Majelis Ulama Indonesia (MUI) turut menyoroti video tersebut. Mereka menyayangkan penampilan biduan pada sebuah acara peresmian masjid.
"Kita (MUI) sangat prihatin dan kecewa dengan kejadian ini," kata Ketua Pusat Dakwah dan Perbaikan Akhlak Bangsa (PD PAB) MUI, KH Masyhuril Khamis, dikutip dari laman MUI.
"Tidak ada urgensinya untuk mendatangkan biduan, sebab ini untuk nilai-nilai agama yang sakral, peresmian rumah Allah," lanjutnya.
Kiai Masyhuri meminta publik tetap bersikap kritis terhadap hal-hal yang tidak pantas, terutama jika dicampuradukkan dengan urusan keagamaan.
Ia berharap peristiwa ini tidak mengandung unsur kesengajaan dan menyarankan agar dilakukan investigasi untuk memastikan kebenarannya.

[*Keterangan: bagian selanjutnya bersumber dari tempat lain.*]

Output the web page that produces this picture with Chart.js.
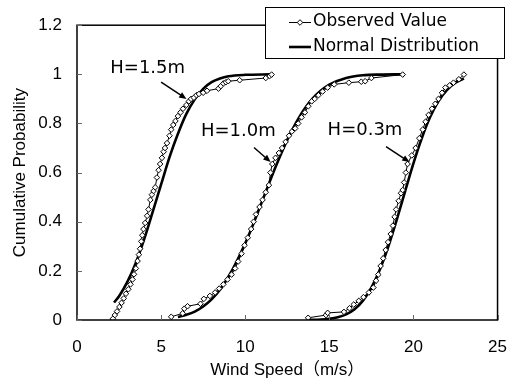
<!DOCTYPE html>
<html>
<head>
<meta charset="utf-8">
<script src="https://cdn.jsdelivr.net/npm/chart.js@4.4.1/dist/chart.umd.min.js"></script>
<style>html,body{margin:0;padding:0;background:#fff}</style>
</head>
<body>
<canvas id="cdf" width="524" height="385"></canvas>
<script>
// observed cumulative probabilities, one pair of arrays per height
var obs15X = [2.13, 2.25, 2.38, 2.52, 2.65, 2.78, 2.91, 3.05, 3.18, 3.30, 3.39, 3.50, 3.60, 3.68, 3.75, 3.82, 3.88, 3.95, 4.05, 4.17, 4.25, 4.36, 4.45, 4.55, 4.65, 4.75, 4.85, 4.94, 5.05, 5.15, 5.23, 5.35, 5.50, 5.60, 5.72, 5.85, 6.00, 6.15, 6.30, 6.50, 6.65, 6.78, 6.95, 7.10, 7.25, 7.50, 7.73, 8.41, 8.55, 8.70, 8.85, 8.99, 9.67, 11.22, 11.45, 11.57];
var obs15Y = [0.005, 0.02, 0.035, 0.053, 0.07, 0.088, 0.107, 0.125, 0.145, 0.165, 0.186, 0.21, 0.24, 0.266, 0.29, 0.32, 0.345, 0.37, 0.395, 0.424, 0.45, 0.489, 0.51, 0.525, 0.54, 0.58, 0.61, 0.635, 0.66, 0.685, 0.70, 0.72, 0.75, 0.775, 0.794, 0.81, 0.83, 0.845, 0.86, 0.875, 0.89, 0.90, 0.905, 0.915, 0.92, 0.925, 0.933, 0.942, 0.952, 0.963, 0.968, 0.972, 0.976, 0.985, 0.993, 0.999];

var obs10X = [5.60, 6.28, 6.38, 6.57, 7.34, 7.54, 7.90, 8.21, 8.45, 8.70, 8.95, 9.19, 9.40, 9.58, 9.78, 9.96, 10.15, 10.35, 10.50, 10.64, 10.85, 11.03, 11.22, 11.41, 11.50, 11.61, 11.80, 12.00, 12.19, 12.40, 12.60, 12.77, 12.97, 13.15, 13.35, 13.55, 13.75, 13.95, 14.13, 14.35, 14.60, 14.90, 15.29, 16.16, 16.90, 17.13, 17.50, 19.36];
var obs10Y = [0.013, 0.027, 0.046, 0.056, 0.066, 0.086, 0.098, 0.112, 0.128, 0.145, 0.165, 0.185, 0.21, 0.238, 0.27, 0.304, 0.335, 0.37, 0.40, 0.43, 0.46, 0.489, 0.52, 0.549, 0.60, 0.635, 0.66, 0.68, 0.70, 0.725, 0.75, 0.767, 0.78, 0.80, 0.825, 0.845, 0.87, 0.89, 0.90, 0.915, 0.93, 0.946, 0.959, 0.966, 0.97, 0.972, 0.985, 0.999];

var obs03X = [13.74, 14.80, 14.90, 15.87, 16.20, 16.45, 16.75, 17.03, 17.35, 17.62, 17.78, 17.91, 18.05, 18.20, 18.35, 18.49, 18.65, 18.78, 18.88, 18.97, 19.12, 19.26, 19.36, 19.45, 19.55, 19.65, 19.90, 20.13, 20.35, 20.55, 20.72, 20.90, 21.10, 21.30, 21.49, 21.70, 21.90, 22.15, 22.38, 22.70, 23.00];
var obs03Y = [0.009, 0.02, 0.029, 0.033, 0.048, 0.063, 0.078, 0.093, 0.112, 0.132, 0.16, 0.185, 0.22, 0.251, 0.285, 0.317, 0.35, 0.384, 0.42, 0.45, 0.485, 0.516, 0.529, 0.56, 0.60, 0.635, 0.67, 0.70, 0.74, 0.775, 0.807, 0.835, 0.86, 0.88, 0.90, 0.925, 0.946, 0.955, 0.966, 0.98, 0.999];

// fitted normal distribution curves
var norm15X = [2.2, 2.5, 3.0, 3.5, 4.0, 4.5, 5.0, 5.5, 6.0, 6.5, 7.0, 7.5, 8.0, 8.5, 9.0, 10.0, 11.5];
var norm15Y = [0.071, 0.097, 0.156, 0.233, 0.330, 0.440, 0.552, 0.663, 0.758, 0.839, 0.898, 0.941, 0.968, 0.983, 0.992, 0.998, 1.0];

var norm10X = [6.0, 6.5, 7.0, 7.5, 8.0, 8.5, 9.0, 9.5, 10.0, 10.5, 11.0, 11.5, 12.0, 12.5, 13.0, 13.5, 14.0, 14.5, 15.0, 16.0, 17.0, 18.0, 19.3];
var norm10Y = [0.012, 0.021, 0.034, 0.055, 0.084, 0.123, 0.176, 0.239, 0.312, 0.394, 0.482, 0.571, 0.655, 0.733, 0.800, 0.857, 0.901, 0.934, 0.958, 0.985, 0.996, 0.999, 1.0];

var norm03X = [13.8, 14.5, 15.0, 15.5, 16.0, 16.5, 17.0, 17.5, 18.0, 18.5, 19.0, 19.5, 20.0, 20.5, 21.0, 21.5, 22.0, 22.5, 23.0];
var norm03Y = [0.0005, 0.002, 0.005, 0.011, 0.023, 0.044, 0.079, 0.132, 0.205, 0.298, 0.407, 0.523, 0.638, 0.741, 0.827, 0.892, 0.937, 0.966, 0.983];

var xTicks = [0, 5, 10, 15, 20, 25];
var yTicks = [0, 0.2, 0.4, 0.6, 0.8, 1, 1.2];
var seriesNames = ['Observed Value', 'Normal Distribution'];

// height labels with arrows, in data units
var notes = [
    { text: 'H=1.5m', at: [4.2, 1.024],  from: [5.0, 0.968],   to: [6.51, 0.90] },
    { text: 'H=1.0m', at: [9.59, 0.77],  from: [10.52, 0.702], to: [11.51, 0.643] },
    { text: 'H=0.3m', at: [17.12, 0.774], from: [18.37, 0.706], to: [19.77, 0.643] }
];

function pts(xs, ys) {
    return xs.map(function (x, i) { return { x: x, y: ys[i] }; });
}

var obsStyle = {
    showLine: true, borderColor: '#000', borderWidth: 1,
    pointStyle: 'rectRot', pointRadius: 2.8, pointBackgroundColor: '#fff',
    pointBorderColor: '#000', pointBorderWidth: 1
};
var normStyle = {
    showLine: true, borderColor: '#000', borderWidth: 2.6,
    pointRadius: 0, cubicInterpolationMode: 'monotone'
};

var datasets = [
    Object.assign({ label: seriesNames[0], data: pts(obs15X, obs15Y) }, obsStyle),
    Object.assign({ label: seriesNames[0], data: pts(obs10X, obs10Y) }, obsStyle),
    Object.assign({ label: seriesNames[0], data: pts(obs03X, obs03Y) }, obsStyle),
    Object.assign({ label: seriesNames[1], data: pts(norm15X, norm15Y) }, normStyle),
    Object.assign({ label: seriesNames[1], data: pts(norm10X, norm10Y) }, normStyle),
    Object.assign({ label: seriesNames[1], data: pts(norm03X, norm03Y) }, normStyle)
];

var decor = {
    id: 'decor',
    afterDraw: function (chart) {
        var ctx = chart.ctx, a = chart.chartArea;
        var xs = chart.scales.x, ys = chart.scales.y;
        ctx.save();
        // frame
        ctx.strokeStyle = '#000';
        ctx.lineWidth = 1.5;
        ctx.strokeRect(a.left, a.top, a.right - a.left, a.bottom - a.top);
        // inner tick marks
        ctx.lineWidth = 1;
        ctx.strokeStyle = '#666';
        xTicks.forEach(function (v) {
            var px = Math.round(xs.getPixelForValue(v)) + 0.5;
            ctx.beginPath(); ctx.moveTo(px, a.bottom); ctx.lineTo(px, a.bottom - 5); ctx.stroke();
        });
        yTicks.forEach(function (v) {
            var py = Math.round(ys.getPixelForValue(v)) + 0.5;
            ctx.beginPath(); ctx.moveTo(a.left, py); ctx.lineTo(a.left + 5, py); ctx.stroke();
        });
        // notes
        ctx.fillStyle = '#000';
        ctx.strokeStyle = '#000';
        ctx.font = '18px "DejaVu Sans", sans-serif';
        ctx.textAlign = 'center';
        ctx.textBaseline = 'middle';
        notes.forEach(function (n) {
            ctx.fillText(n.text, xs.getPixelForValue(n.at[0]), ys.getPixelForValue(n.at[1]));
            var x0 = xs.getPixelForValue(n.from[0]), y0 = ys.getPixelForValue(n.from[1]);
            var x1 = xs.getPixelForValue(n.to[0]),   y1 = ys.getPixelForValue(n.to[1]);
            var ang = Math.atan2(y1 - y0, x1 - x0);
            ctx.lineWidth = 1.5;
            ctx.beginPath(); ctx.moveTo(x0, y0);
            ctx.lineTo(x1 - 5 * Math.cos(ang), y1 - 5 * Math.sin(ang)); ctx.stroke();
            ctx.beginPath();
            ctx.moveTo(x1, y1);
            ctx.lineTo(x1 - 8 * Math.cos(ang - 0.4), y1 - 8 * Math.sin(ang - 0.4));
            ctx.lineTo(x1 - 8 * Math.cos(ang + 0.4), y1 - 8 * Math.sin(ang + 0.4));
            ctx.closePath(); ctx.fill();
        });
        // legend box
        ctx.fillStyle = '#fff';
        ctx.fillRect(265, 7, 239, 51);
        ctx.lineWidth = 1;
        ctx.strokeStyle = '#000';
        ctx.strokeRect(265.5, 7.5, 239, 51);
        ctx.fillStyle = '#000';
        ctx.font = '17px "DejaVu Sans", sans-serif';
        ctx.textAlign = 'left';
        ctx.beginPath(); ctx.moveTo(289, 22.5); ctx.lineTo(311, 22.5); ctx.stroke();
        ctx.fillStyle = '#fff';
        ctx.beginPath();
        ctx.moveTo(300, 19.7); ctx.lineTo(302.8, 22.5); ctx.lineTo(300, 25.3); ctx.lineTo(297.2, 22.5);
        ctx.closePath(); ctx.fill(); ctx.stroke();
        ctx.fillStyle = '#000';
        ctx.fillText(seriesNames[0], 313, 22);
        ctx.lineWidth = 2.6;
        ctx.beginPath(); ctx.moveTo(289, 47); ctx.lineTo(311, 47); ctx.stroke();
        ctx.fillText(seriesNames[1], 313, 47);
        ctx.restore();
    }
};

new Chart(document.getElementById('cdf').getContext('2d'), {
    type: 'scatter',
    data: { datasets: datasets },
    options: {
        responsive: false,
        animation: false,
        layout: { padding: { left: 0, right: 16, top: 17, bottom: 0 } },
        plugins: { legend: { display: false }, tooltip: { enabled: false } },
        scales: {
            x: {
                type: 'linear', min: 0, max: 25,
                afterFit: function (s) { s.height = 65; },
                afterBuildTicks: function (s) { s.ticks = xTicks.map(function (v) { return { value: v }; }); },
                grid: { display: false, drawTicks: false },
                border: { display: false },
                ticks: { padding: 17, color: '#000', font: { size: 17, family: '"Liberation Sans", Arial, sans-serif' } },
                title: {
                    display: true, text: 'Wind Speed（m/s）', color: '#000',
                    padding: { top: 0, bottom: 4 },
                    font: { size: 17, family: '"Liberation Sans", Arial, "Noto Sans CJK JP", sans-serif' }
                }
            },
            y: {
                type: 'linear', min: 0, max: 1.2,
                afterFit: function (s) { s.width = 77; },
                afterBuildTicks: function (s) { s.ticks = yTicks.map(function (v) { return { value: v }; }); },
                grid: { display: false, drawTicks: false },
                border: { display: false },
                ticks: {
                    padding: 15, color: '#000',
                    font: { size: 17, family: '"Liberation Sans", Arial, sans-serif' },
                    callback: function (v) { return String(Math.round(v * 10) / 10); }
                },
                title: {
                    display: true, text: 'Cumulative Probability', color: '#000',
                    padding: { top: 10, bottom: 0 },
                    font: { size: 17, family: '"Liberation Sans", Arial, sans-serif' }
                }
            }
        }
    },
    plugins: [decor]
});
</script>
</body>
</html>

"Persoalan akhlak dan adab terhadap tempat ibadah menjadi perhatian kita, semoga bukan unsur kesengajaan, sebab bila disengaja tentu akan menambah persoalan baru. Saatnya MUI melakukan investigasi dan berkoordinasi untuk mengungkap kejadian ini," tuturnya.
Sementara itu, Kepala Desa Jambon, Lilis Suharti, menyebut penampilan biduan itu tidak termasuk dari acara peresmian masjid. Lilis mengatakan bahwa panitia salah menggunakan latar panggung dengan banner peresmian masjid.
"Cuma, banner memang salah, aduh, ya mau bagaimana lagi kalau sudah salah begitu. Tiba-tiba ada yang screenshot atau kemudian diambil, dipotong videonya terus dinarasikan yang negatif, akhirnya timbul komentar-komentar negatif," jelas Lilis kepada detikJateng.
Lilis menambahkan, peresmian masjid digelar pada 10 September 2025, dan pentas seni yang menampilkan biduan diadakan sehari setelahnya. Kedua acara tersebut juga diselenggarakan oleh kepanitiaan yang berbeda.
"Mudah-mudahan ini jadi pelajaran biar bannernya nanti tidak dipakai untuk kesenian lagi. Biar beda banner atau ganti banner, tidak tertulis misalkan ada peresmian yang religi itu tidak dikait-kaitkan dengan acara syukuran yang lain," pungkas Lilis.